Though Burton has consistently been working, this is the first film in a long time that feels like a modern update on his unique palette. It’s his first major feature since 2019’s “Dumbo,” a Disney live action remake which received mixed reviews yet still retained the director’s eye for rich images. “Beetlejuice Beetlejuice” could have been a safe recycle of the original’s formula. Instead, Burton is using the familiar story to experiment and expand. Writers Alfred Gough and Miles Millar, from Netflix’s big hit “Wednesday,” inject new lift into the material as well. They overreach a little by falling into a typical trend of trying to pack narratives fighting for space into the screenplay. Beetlejuice stalking Lydia traffic jams with Delores looking for him, piled atop Astrid locking eyes with Jeremy (Arthur Conti), a handsome teen who shares her moody braininess. They are those high schoolers who only live in movies, reading Dostoevsky’s “Crime and Punishment” for fun. This is all before Delia finds herself in the afterlife.
While each of these storylines would benefit from more space, it still all works because Burton packs the screen with great sights at every turn. This is a film of images and morbid laughs. In the afterlife we meet a police chief, Wolf Jackson (Willem Dafoe), a former actor who walks around with half his skull exposed due to a fatal accident on set. Delores emerges out of some crates, patching herself together like an automatic Bride of Frankenstein to the Bee Gees’ “Tragedy.” When she literally sucks the soul out of some poor victim (including Danny DeVito as an underworld janitor), they shrivel up like a deflated balloon. Those famous shrunken head characters from the first movie are back, this time as Beetlejuice’s weary office staff. Charles wanders around as a headless torso, squirting blood out of a giant shark bite. This is the Tim Burton of “Edward Scissorhands,” “Pee-wee’s Big Adventure” and “Mars Attacks!” He also plays around with a bit more actual horror, though always grinning as when a demented Beetlejuice baby makes an appearance. You can just watch the movie for the rich framing and gothic carnival feel courtesy of cinematographer Harris Zamabarloukos. Longtime Burton collaborator Danny Elfman’s score is fresh yet has the feel of those classic melodies that made him so famous in the early ‘90s.

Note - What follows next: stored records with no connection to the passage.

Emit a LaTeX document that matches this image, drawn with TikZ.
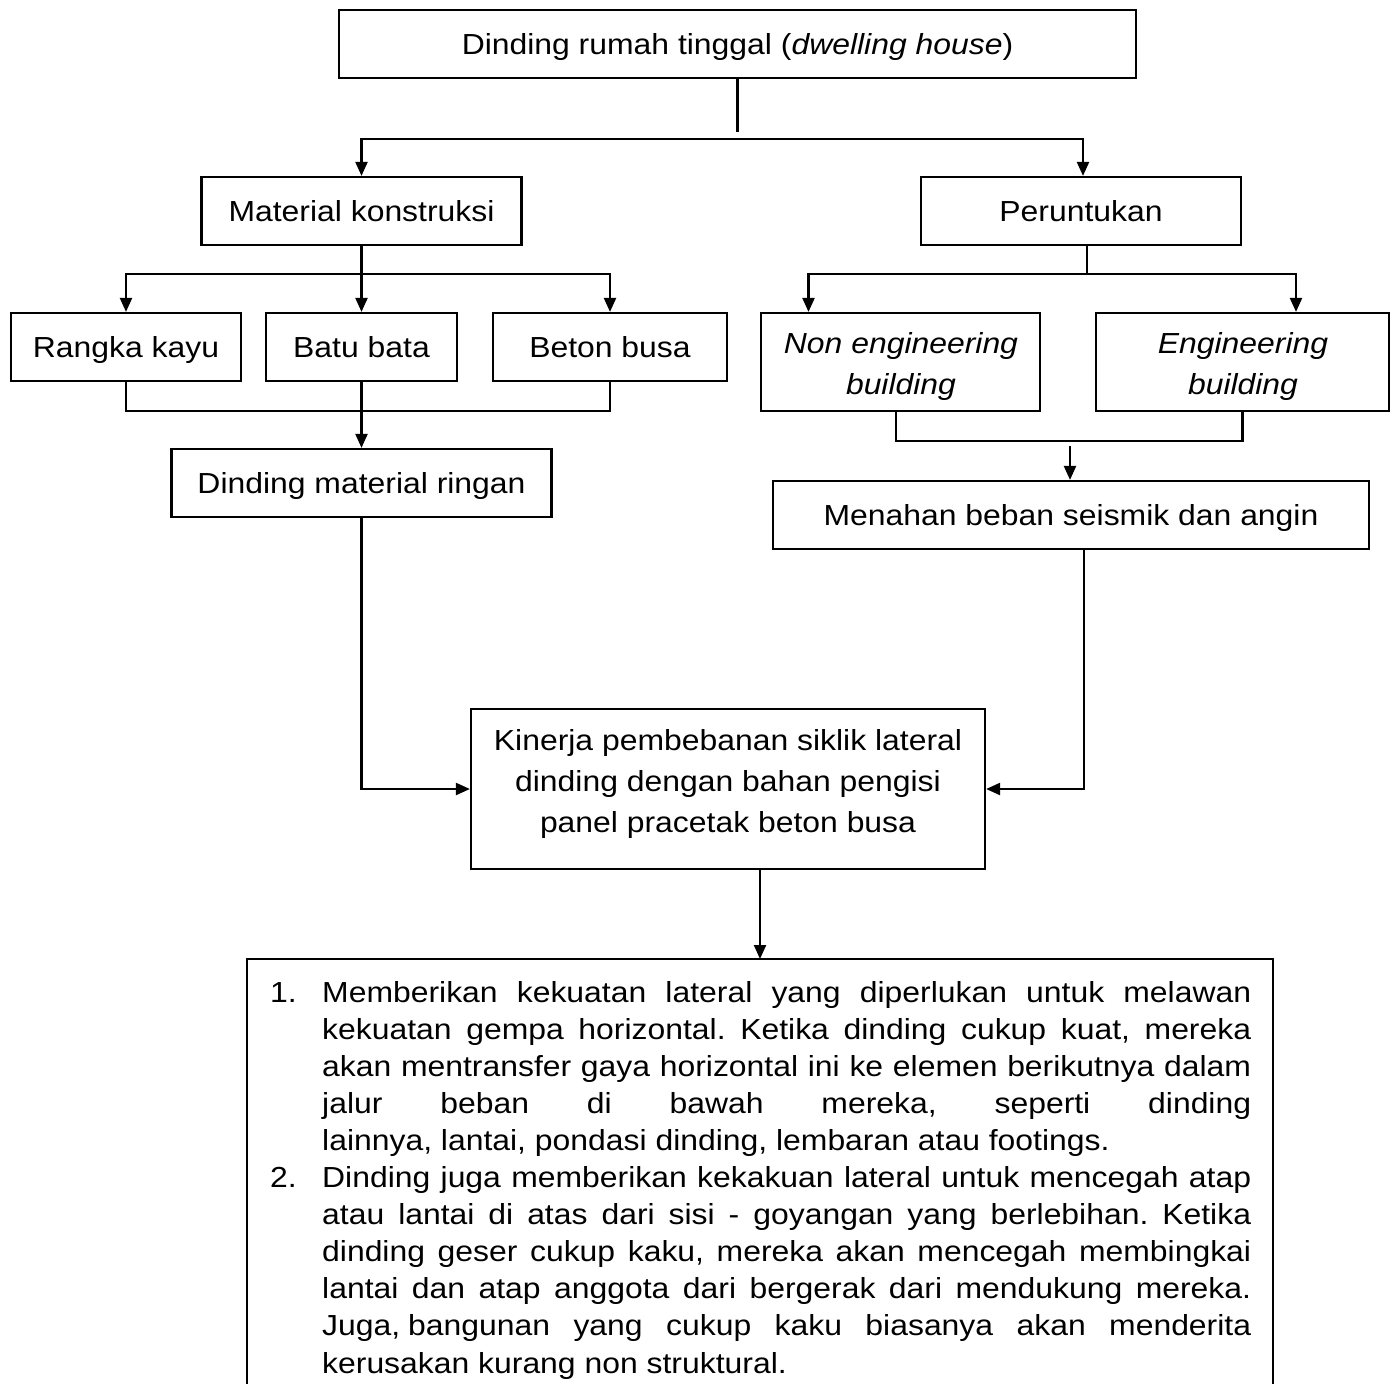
\documentclass[tikz,border=0pt]{standalone}
\usepackage{fontspec}
\setmainfont{Liberation Sans}[FakeStretch=1.1]
\usetikzlibrary{arrows.meta}
\frenchspacing
\tikzset{
  box/.style={draw, line width=2.2pt, inner sep=0pt, minimum height=68pt,
    text height=20.8pt, text depth=0pt, font=\fontsize{29pt}{37pt}\selectfont},
  tall/.style={draw, line width=2.2pt, inner sep=0pt},
  lbl/.style={inner sep=0pt, anchor=base, font=\fontsize{29pt}{41pt}\selectfont},
  conn/.style={line width=2.2pt},
  arr/.style={line width=2.2pt, -{Triangle[length=14pt,width=12pt]}},
}
\begin{document}
\frenchspacing
\begin{tikzpicture}[x=1pt,y=-1pt]
\useasboundingbox (0,0) rectangle (1395,1384);
% boxes
\node[box, minimum width=797pt] (top) at (737.5,44) {Dinding rumah tinggal (\textit{dwelling house})};
\node[box, minimum width=320pt] (mat) at (361.5,211) {Material konstruksi};
\node[box, minimum width=320pt] (per) at (1081,211) {Peruntukan};
\node[box, minimum width=230pt] (rk) at (126,347) {Rangka kayu};
\node[box, minimum width=191pt] (bb) at (361.5,347) {Batu bata};
\node[box, minimum width=234pt] (bz) at (610,347) {Beton busa};
\node[box, minimum width=380pt] (dmr) at (361.5,483) {Dinding material ringan};
\node[tall, minimum width=279pt, minimum height=98pt] (ne) at (900.5,362) {};
\node[lbl] (ne-t) at (901,353) {\parbox[t]{279pt}{\centering\itshape Non engineering\\building}};
\node[tall, minimum width=293pt, minimum height=98pt] (eb) at (1242.5,362) {};
\node[lbl] (eb-t) at (1243,353) {\parbox[t]{293pt}{\centering\itshape Engineering\\building}};
\node[box, minimum width=596pt] (mb) at (1071,515) {Menahan beban seismik dan angin};
\node[tall, minimum width=514pt, minimum height=160pt] (kin) at (728,789) {};
\node[lbl] (kin-t) at (728,750) {\parbox[t]{514pt}{\centering Kinerja pembebanan siklik lateral\\dinding dengan bahan pengisi\\panel pracetak beton busa}};
% result box (open at the bottom)
\node[minimum width=1026pt, minimum height=460pt, inner sep=0pt, anchor=north] (res) at (760,959) {};
\draw[conn] (res.south west) -- (res.north west) -- (res.north east) -- (res.south east);
\node[inner sep=0pt, anchor=base west, font=\fontsize{29pt}{37.1pt}\selectfont] (res-t) at (322,1002) {\parbox[t]{929pt}{\frenchspacing
\makebox[929pt][s]{\llap{\makebox[52pt][l]{1.}}Memberikan kekuatan lateral yang diperlukan untuk melawan}\\
\makebox[929pt][s]{kekuatan gempa horizontal. Ketika dinding cukup kuat, mereka}\\
\makebox[929pt][s]{akan mentransfer gaya horizontal ini ke elemen berikutnya dalam}\\
\makebox[929pt][s]{jalur beban di bawah mereka, seperti dinding}\\
lainnya, lantai, pondasi dinding, lembaran atau footings.\\
\makebox[929pt][s]{\llap{\makebox[52pt][l]{2.}}Dinding juga memberikan kekakuan lateral untuk mencegah atap}\\
\makebox[929pt][s]{atau lantai di atas dari sisi - goyangan yang berlebihan. Ketika}\\
\makebox[929pt][s]{dinding geser cukup kaku, mereka akan mencegah membingkai}\\
\makebox[929pt][s]{lantai dan atap anggota dari bergerak dari mendukung mereka.}\\
\makebox[929pt][s]{Juga,\hspace{8pt}bangunan yang cukup kaku biasanya akan menderita}\\
kerusakan kurang non struktural.}};
% connectors
\draw[conn] (top.south) -- ++(0,53);
\coordinate (j1) at (739,139);
\draw[arr] (j1) -| (mat.north);
\draw[arr] (j1) -| ([xshift=2pt]per.north);
\coordinate (j2) at (361.5,274);
\draw[conn] (mat.south) -- (j2);
\draw[arr] (j2) -| (rk.north);
\draw[arr] (j2) -| (bz.north);
\draw[arr] (j2) -- (bb.north);
\coordinate (j3) at (361.5,411);
\draw[conn] (rk.south) |- (j3) -| (bz.south);
\draw[arr] (bb.south) -- (dmr.north);
\draw[arr] (dmr.south) |- (kin.west);
\coordinate (j4) at (1087,274);
\draw[conn] ([xshift=6pt]per.south) -- (j4);
\draw[arr] (j4) -| ([xshift=-92pt]ne.north);
\draw[arr] (j4) -| ([xshift=53.5pt]eb.north);
\coordinate (j5) at (1070,441);
\draw[conn] ([xshift=-4.5pt]ne.south) |- (j5) -| (eb.south);
\draw[arr] ([yshift=-5pt]j5) -- (j5 |- mb.north);
\draw[arr] ([xshift=13pt]mb.south) |- (kin.east);
\draw[arr] (kin.south -| res.north) -- (res.north);
\end{tikzpicture}
\end{document}
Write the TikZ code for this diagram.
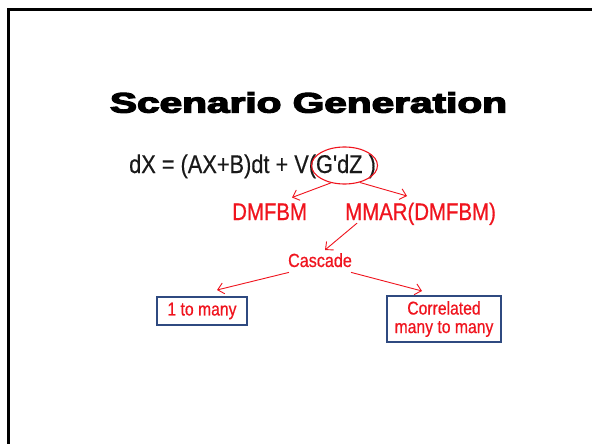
\documentclass[tikz,border=0pt]{standalone}
\usepackage{fontspec}
\setmainfont{Liberation Sans}
\newfontfamily\titlefont[FakeBold=4]{Liberation Sans Bold}
\newfontfamily\condfont[FakeStretch=0.85,FakeBold=0.6]{Liberation Sans}
\newfontfamily\eqfont[FakeStretch=0.85,FakeBold=0.4]{Liberation Sans}
\usetikzlibrary{arrows.meta,shapes.geometric,calc}
\definecolor{redtxt}{HTML}{F0141E}
\definecolor{boxblue}{HTML}{2F4A80}
\tikzset{
  redlabel/.style={text=redtxt, font=\condfont\fontsize{24}{26}\selectfont, inner sep=0pt},
  smalllabel/.style={text=redtxt, font=\condfont\fontsize{19}{21}\selectfont, inner sep=0pt},
  boxnode/.style={draw=boxblue, line width=1.3pt, text=redtxt, font=\condfont\fontsize{18.5}{18.5}\selectfont, align=center, inner sep=0pt},
  redarrow/.style={draw=redtxt, line width=0.9pt, -{Straight Barb[length=6pt,width=11pt]}},
  frameline/.style={line width=2.5pt, black}
}
\begin{document}
\begin{tikzpicture}[x=1pt,y=-1pt]
\useasboundingbox (0,0) rectangle (592,444);
\fill[white] (0,0) rectangle (592,444);
% frame
\coordinate (fbl) at (8.5,444);
\coordinate (ftl) at (8.5,9.5);
\coordinate (ftr) at (592,9.5);
\draw[frameline] (fbl) -- (ftl) -- (ftr);
% title
\node[inner sep=0pt] (title) at (308.5,102.5) {\resizebox{397pt}{20.5pt}{\titlefont Scenario Generation}};
% equation
\node[anchor=base west, inner sep=0pt, font=\eqfont\fontsize{25.6}{27}\selectfont, text=black!90] (eq) at (129,173) {dX = (AX+B)dt + V(G'dZ )};
\node[draw=redtxt, line width=1.1pt, ellipse, minimum width=66pt, minimum height=37pt, inner sep=0pt] (gdz) at (344.5,165.5) {};
% second level
\node[redlabel, anchor=base west] (dmfbm) at (232,220) {DMFBM};
\node[redlabel, anchor=base west] (mmar) at (345,220) {MMAR(DMFBM)};
\node[smalllabel, anchor=base] (cascade) at (320,267) {Cascade};
% boxes
\node[boxnode, minimum width=90pt, minimum height=28pt] (one) at (202,311) {1 to many};
\node[boxnode, minimum width=114pt, minimum height=46pt] (corr) at (444,319) {Correlated\\many to many};
% arrow tips
\coordinate (t1) at (292,197.5);
\coordinate (t2) at (407,196);
\coordinate (t3) at (325,250);
\coordinate (t4) at (217,290);
\coordinate (t5) at (422,291);
\draw[redarrow] (gdz.232) -- (t1);
\draw[redarrow] (gdz.-48) -- (t2);
\draw[redarrow] ($(mmar.south west)+(12,-2)$) -- (t3);
\draw[redarrow] ($(cascade.south west)+(1,5)$) -- (t4);
\draw[redarrow] ($(cascade.south east)+(-1,5)$) -- (t5);
\end{tikzpicture}
\end{document}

“Beetlejuice Beetlejuice” joins some of its better recent reboot piers by wisely using the passage of time. Michael Keaton flawlessly gets back into the black and white striped suit, rotting and obnoxious, but the jokes are less sexist. The screenplay also takes on a nice, layered angle regarding the women. Lydia is a haunted person stuck with a man who feigns being the world’s most woke boyfriend, when we clearly sense he’s a narcissist. Ryder is very good in reprising her role, never feeling as if she’s trying to go over what she did in the original. She turns the character into a real persona that has seen more and changed over 36 years. Jenna Ortega likewise fits perfectly in this world. She could have easily phoned in another take on her Wednesday Adams from “Wednesday.” Astrid is the opposite. She’s a wounded young girl who loves her mother but is also embarrassed by her paranormal tabloid TV fame. What they end up sharing very much in common is attracting the attention of predatory or two-faced men. The storyline with Jeremy begins sweetly enough before it takes on a tragic, deceptive turn. If there’s a unifying thread at the end, it’s that the women all find their agency and don’t need male saviors.
In that spirit, it is a disappointment Monica Bellucci is so underused. She is perfect as Delores and is given so few scenes. Her character becomes a walk in plot point, serving no purpose other than to provide an extra menace for Beetlejuice. Yet, her entrances are devilishly grand. We can forgive the movie’s missing corners because Burton creates and splashes outrageous moments on screen like a virtuoso. The third act becomes a wildly creative wedding from hell featuring a hilariously insane rendition of “MacArthur Park.” There will always be a wonderful joy to the ending of the original, when a young Ryder floats into the air to “Jump in the Line (Shake, Senora).” Burton knows this and prefers to go bigger now because he can. We get old favorites like the sandworms from the beyond and a funeral chorus brings back “Banana Boat (Day-O)” in another nostalgic nod. Yet, “Beetlejuice Beetlejuice” is more about a director not only connecting back with a style that defined his early work, but making it feel new again. The final shot is a jump scare, not a sweet sing along. Burton proves you can go back again to a favorite place without limiting yourself to simply playing tired out notes.
“Beetlejuice Beetlejuice” releases Sept. 6 in theaters nationwide.